Pour ce qui est de l’armée belge, Sayyed explique qu’elle reflète les divisions ethniques et culturelles de la société. L’armée belge est ainsi structurée en unités qui sont soit flamandes, soit wallonnes, et dont les actions sont coordonnées par des commandements conjoints. « Bien qu’unie, une telle armée n’en est pas pour autant intégrée », commente Sayyed. Etant donné la spécificité de la réalité libanaise, « l’intégration en soi est plus une formule adoptée par le pays qu’un ensemble de conditions imposées par un vainqueur à un vaincu ou une simple formule artificielle de coexistence entre différents groupes ethniques », écrit-il. [p. 229].

L’officier supérieur conteste de manière fort significative dans son introduction le caractère « pluraliste » de la société libanaise, lui préférant la dénomination de « société confessionnaliste ». Rompant avec la réserve traditionnelle imposée à un militaire, il reproche au « système confessionnel » de l’Etat et à la « distribution de quotas confessionnels au niveau du pouvoir » d’avoir échoué dans la promotion d’un esprit d’unité nationale. Cela devait, selon lui, se répercuter sur l’institution militaire. L’attitude de Sayyed ne peut s’expliquer que par une conviction largement répandue parmi les officiers, selon laquelle l’armée est l’institution pionnière qui, dans le Liban d’après-guerre, a secoué le carcan confessionnaliste du système libanais.

Le général Sayyed explique que l’objectif du commandement central était de faire de l’armée le pivot de l’unité nationale, afin de prévenir tout effondrement des institutions politiques, de garder les antagonismes politiques dans les limites du jeu démocratique et d’empêcher toute tension d’atteindre le niveau de la rue, ce qui relancerait la guerre civile.

Sayyed décrit d’abord la « division profonde de l’armée en deux grands blocs, chrétien et musulman », entre 1975 et 1990. Ces deux blocs s’étaient scindés ensuite en petits groupes, lorsque les militaires rejoignirent leurs régions ou leurs confessions d’origine.
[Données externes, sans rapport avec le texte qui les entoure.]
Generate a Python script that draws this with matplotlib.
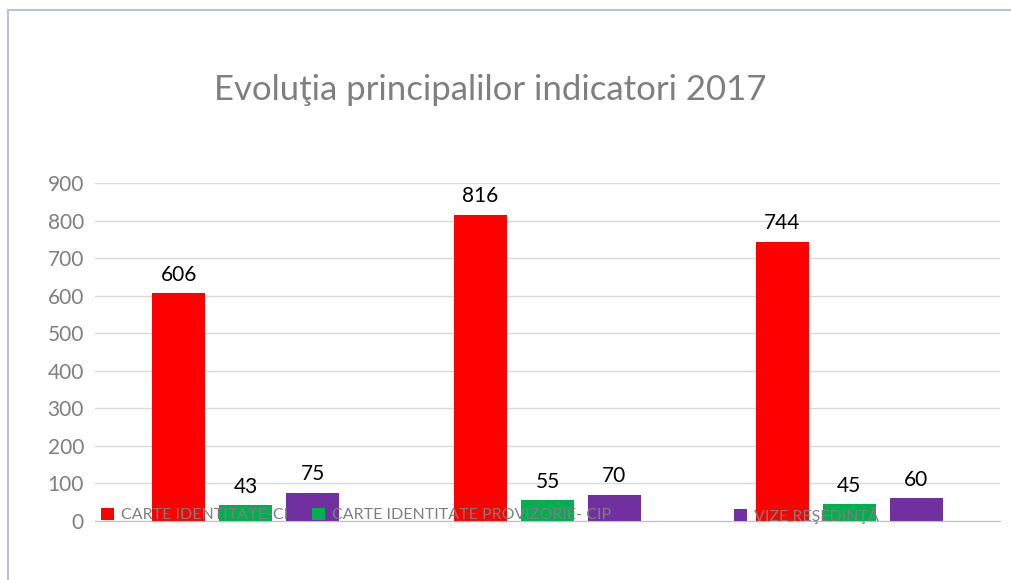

Les 12 brigades de l’armée étaient alors respectivement surnommées « la brigade chiite de la Békaa », « la brigade druze de la montagne », etc., avec des « minorités » réparties dans chaque brigade à la faveur de circonstances familiales ou résidentielles. Cette situation avait gagné la Marine, les forces aériennes et les écoles militaires, et s’était étendue à tous les niveaux du commandement. Beaucoup de militaires et de civils trouvaient naturel que les soldats accomplissent leurs devoirs militaires dans le cadre de leur milieu géographique et communautaire.

Il est intéressant de noter que le général Sayyed reconnaît que « l’insécurité intérieure et les troubles politiques étaient le résultat d’une polarisation extérieure, régionale et internationale, qui a entravé toute tentative de réunification de l’armée, parce qu’une telle réunification aurait pu modifier l’équilibre du pouvoir sur le terrain ».

Après que Taëf eut fourni le climat « régional et international » propice pour entreprendre une telle démarche, la réunification de l’armée devint l’objectif premier. [p. 230].